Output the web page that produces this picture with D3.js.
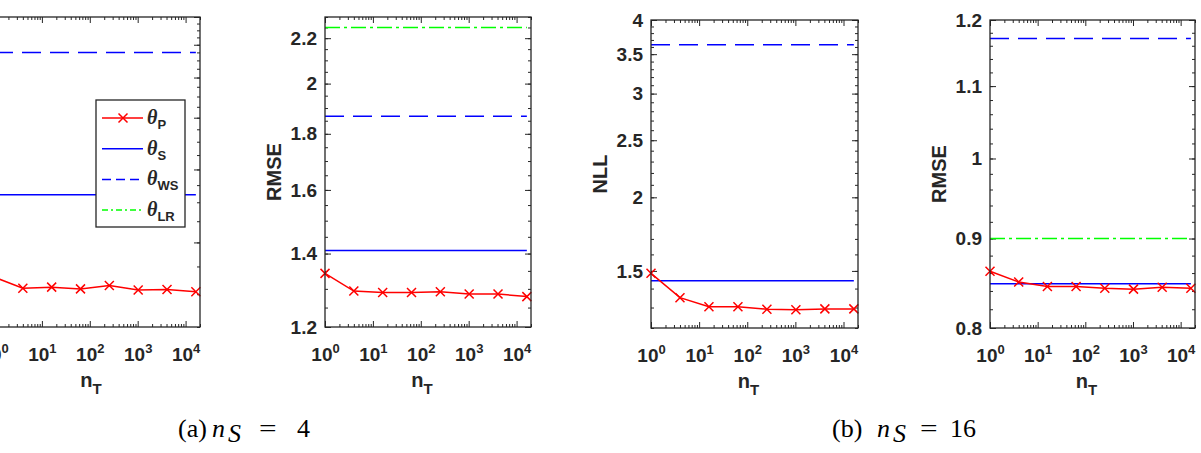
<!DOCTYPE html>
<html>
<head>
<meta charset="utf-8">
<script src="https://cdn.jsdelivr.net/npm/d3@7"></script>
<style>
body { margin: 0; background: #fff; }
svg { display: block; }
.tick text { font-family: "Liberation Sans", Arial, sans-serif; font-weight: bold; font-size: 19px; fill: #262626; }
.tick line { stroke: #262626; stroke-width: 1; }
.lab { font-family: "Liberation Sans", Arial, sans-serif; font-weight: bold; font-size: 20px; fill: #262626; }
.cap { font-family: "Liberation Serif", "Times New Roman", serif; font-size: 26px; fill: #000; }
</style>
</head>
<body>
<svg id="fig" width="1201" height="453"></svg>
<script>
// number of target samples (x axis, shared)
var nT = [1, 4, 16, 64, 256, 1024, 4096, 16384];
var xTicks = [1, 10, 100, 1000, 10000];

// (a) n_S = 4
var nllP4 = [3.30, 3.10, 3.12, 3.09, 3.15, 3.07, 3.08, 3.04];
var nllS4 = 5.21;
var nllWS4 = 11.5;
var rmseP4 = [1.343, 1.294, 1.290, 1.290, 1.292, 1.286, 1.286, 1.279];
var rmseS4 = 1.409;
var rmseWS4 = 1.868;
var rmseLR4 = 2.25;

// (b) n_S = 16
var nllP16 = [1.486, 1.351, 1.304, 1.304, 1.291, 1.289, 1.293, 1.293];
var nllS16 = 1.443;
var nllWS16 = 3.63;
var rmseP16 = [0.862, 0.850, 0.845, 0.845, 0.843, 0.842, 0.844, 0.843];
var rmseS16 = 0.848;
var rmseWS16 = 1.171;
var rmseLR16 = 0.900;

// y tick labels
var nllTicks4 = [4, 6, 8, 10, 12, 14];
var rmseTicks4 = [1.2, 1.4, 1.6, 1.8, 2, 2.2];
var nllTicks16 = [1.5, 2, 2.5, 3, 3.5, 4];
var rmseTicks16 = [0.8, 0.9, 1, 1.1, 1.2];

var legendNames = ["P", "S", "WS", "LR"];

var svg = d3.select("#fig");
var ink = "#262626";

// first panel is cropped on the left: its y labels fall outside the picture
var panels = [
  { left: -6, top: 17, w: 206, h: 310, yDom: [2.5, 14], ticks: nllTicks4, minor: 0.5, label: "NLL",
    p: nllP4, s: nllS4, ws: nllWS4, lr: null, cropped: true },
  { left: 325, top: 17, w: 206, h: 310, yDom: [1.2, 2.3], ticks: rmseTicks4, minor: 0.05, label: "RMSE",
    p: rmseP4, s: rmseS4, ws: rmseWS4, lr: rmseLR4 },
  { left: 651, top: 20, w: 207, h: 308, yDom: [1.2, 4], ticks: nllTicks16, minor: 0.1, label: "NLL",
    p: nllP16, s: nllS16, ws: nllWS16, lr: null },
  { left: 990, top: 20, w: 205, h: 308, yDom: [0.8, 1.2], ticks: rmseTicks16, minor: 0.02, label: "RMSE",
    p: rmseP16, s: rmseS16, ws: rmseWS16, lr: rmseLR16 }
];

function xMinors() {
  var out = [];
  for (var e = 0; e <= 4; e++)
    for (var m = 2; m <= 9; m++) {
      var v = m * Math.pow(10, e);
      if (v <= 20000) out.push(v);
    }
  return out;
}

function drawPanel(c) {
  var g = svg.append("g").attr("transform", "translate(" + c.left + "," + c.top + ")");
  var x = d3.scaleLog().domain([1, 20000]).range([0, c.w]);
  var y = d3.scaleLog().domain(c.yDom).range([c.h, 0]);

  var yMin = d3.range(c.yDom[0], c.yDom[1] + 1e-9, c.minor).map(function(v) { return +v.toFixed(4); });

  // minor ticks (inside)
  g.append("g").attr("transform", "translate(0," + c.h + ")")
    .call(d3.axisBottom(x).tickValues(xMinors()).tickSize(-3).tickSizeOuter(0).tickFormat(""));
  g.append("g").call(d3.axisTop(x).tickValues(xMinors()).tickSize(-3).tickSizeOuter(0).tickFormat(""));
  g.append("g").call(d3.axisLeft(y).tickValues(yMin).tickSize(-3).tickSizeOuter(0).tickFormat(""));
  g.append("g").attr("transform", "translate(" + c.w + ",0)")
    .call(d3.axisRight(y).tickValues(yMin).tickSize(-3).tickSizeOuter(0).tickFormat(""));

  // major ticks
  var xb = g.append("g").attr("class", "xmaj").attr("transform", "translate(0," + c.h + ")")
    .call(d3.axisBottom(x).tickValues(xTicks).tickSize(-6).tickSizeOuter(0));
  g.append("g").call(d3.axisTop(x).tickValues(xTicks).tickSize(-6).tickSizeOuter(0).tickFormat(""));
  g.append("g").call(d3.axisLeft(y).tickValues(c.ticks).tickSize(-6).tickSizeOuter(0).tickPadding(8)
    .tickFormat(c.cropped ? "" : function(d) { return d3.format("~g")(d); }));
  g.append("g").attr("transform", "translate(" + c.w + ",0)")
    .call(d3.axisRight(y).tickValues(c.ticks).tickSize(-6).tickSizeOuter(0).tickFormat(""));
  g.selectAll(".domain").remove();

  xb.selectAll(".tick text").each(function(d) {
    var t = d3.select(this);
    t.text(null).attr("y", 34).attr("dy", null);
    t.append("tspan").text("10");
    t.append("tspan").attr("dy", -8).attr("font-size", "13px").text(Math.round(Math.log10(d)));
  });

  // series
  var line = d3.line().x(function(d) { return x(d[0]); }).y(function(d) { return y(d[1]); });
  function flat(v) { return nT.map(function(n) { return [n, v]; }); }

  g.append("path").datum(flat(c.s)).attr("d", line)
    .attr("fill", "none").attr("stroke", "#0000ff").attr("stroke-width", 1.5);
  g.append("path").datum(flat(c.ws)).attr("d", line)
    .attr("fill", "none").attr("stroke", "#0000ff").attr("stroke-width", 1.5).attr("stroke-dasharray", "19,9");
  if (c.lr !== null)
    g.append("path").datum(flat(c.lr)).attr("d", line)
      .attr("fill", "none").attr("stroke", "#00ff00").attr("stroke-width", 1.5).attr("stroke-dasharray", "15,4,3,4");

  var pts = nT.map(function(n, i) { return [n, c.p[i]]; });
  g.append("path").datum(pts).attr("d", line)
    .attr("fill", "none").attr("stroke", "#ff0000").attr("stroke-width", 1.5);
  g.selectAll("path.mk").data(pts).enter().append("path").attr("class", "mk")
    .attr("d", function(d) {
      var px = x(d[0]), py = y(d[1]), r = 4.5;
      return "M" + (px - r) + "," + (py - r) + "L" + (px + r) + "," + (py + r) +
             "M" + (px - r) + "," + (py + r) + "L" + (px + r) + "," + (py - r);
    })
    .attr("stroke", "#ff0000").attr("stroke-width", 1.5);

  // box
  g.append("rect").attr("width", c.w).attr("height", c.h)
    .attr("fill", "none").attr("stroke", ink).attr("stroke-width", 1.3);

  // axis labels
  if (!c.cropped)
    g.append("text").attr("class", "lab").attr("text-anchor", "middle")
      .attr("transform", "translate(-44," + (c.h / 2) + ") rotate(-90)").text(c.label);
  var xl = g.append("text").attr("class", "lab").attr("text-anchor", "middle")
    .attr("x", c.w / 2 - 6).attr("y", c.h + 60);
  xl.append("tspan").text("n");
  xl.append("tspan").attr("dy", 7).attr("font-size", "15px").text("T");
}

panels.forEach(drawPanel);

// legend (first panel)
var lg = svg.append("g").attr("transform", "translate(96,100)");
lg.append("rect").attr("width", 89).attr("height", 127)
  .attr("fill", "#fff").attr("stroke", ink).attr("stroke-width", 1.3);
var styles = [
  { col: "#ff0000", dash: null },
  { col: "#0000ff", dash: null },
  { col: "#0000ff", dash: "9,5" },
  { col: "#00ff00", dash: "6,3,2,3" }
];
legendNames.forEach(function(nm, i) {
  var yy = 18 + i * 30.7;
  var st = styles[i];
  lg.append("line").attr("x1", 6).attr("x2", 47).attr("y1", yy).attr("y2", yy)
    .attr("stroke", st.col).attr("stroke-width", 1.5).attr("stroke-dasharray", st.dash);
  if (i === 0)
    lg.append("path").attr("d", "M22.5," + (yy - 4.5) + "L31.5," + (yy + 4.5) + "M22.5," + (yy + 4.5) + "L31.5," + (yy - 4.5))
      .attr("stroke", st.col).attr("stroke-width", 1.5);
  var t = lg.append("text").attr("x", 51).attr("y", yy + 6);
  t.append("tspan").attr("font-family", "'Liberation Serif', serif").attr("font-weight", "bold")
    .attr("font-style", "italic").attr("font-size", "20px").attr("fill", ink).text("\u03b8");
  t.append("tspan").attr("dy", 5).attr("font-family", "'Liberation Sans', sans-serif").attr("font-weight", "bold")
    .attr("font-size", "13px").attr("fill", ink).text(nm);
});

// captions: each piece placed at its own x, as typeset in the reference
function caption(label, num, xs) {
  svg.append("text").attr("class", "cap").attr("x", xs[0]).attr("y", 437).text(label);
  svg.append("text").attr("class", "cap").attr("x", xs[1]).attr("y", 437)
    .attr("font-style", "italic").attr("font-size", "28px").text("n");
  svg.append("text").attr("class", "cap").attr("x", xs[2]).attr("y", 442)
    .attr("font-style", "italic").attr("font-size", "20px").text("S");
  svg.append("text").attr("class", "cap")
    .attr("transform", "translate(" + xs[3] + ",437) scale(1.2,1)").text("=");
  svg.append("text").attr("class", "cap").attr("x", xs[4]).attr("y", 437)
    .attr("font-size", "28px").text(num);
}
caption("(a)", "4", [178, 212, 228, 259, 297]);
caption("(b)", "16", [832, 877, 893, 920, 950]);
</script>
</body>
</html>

- GIVEN INSTRUCTION:
The lines from the start of the data through the line that contains "var xTicks = [1, 10, 100, 1000, 10000];" are to be returned exactly, please, with both ends included and every picture left out.

- RESULT OF THIS EXERCISE:
Output the web page that produces this picture with D3.js.
<!DOCTYPE html>
<html>
<head>
<meta charset="utf-8">
<script src="https://cdn.jsdelivr.net/npm/d3@7"></script>
<style>
body { margin: 0; background: #fff; }
svg { display: block; }
.tick text { font-family: "Liberation Sans", Arial, sans-serif; font-weight: bold; font-size: 19px; fill: #262626; }
.tick line { stroke: #262626; stroke-width: 1; }
.lab { font-family: "Liberation Sans", Arial, sans-serif; font-weight: bold; font-size: 20px; fill: #262626; }
.cap { font-family: "Liberation Serif", "Times New Roman", serif; font-size: 26px; fill: #000; }
</style>
</head>
<body>
<svg id="fig" width="1201" height="453"></svg>
<script>
// number of target samples (x axis, shared)
var nT = [1, 4, 16, 64, 256, 1024, 4096, 16384];
var xTicks = [1, 10, 100, 1000, 10000];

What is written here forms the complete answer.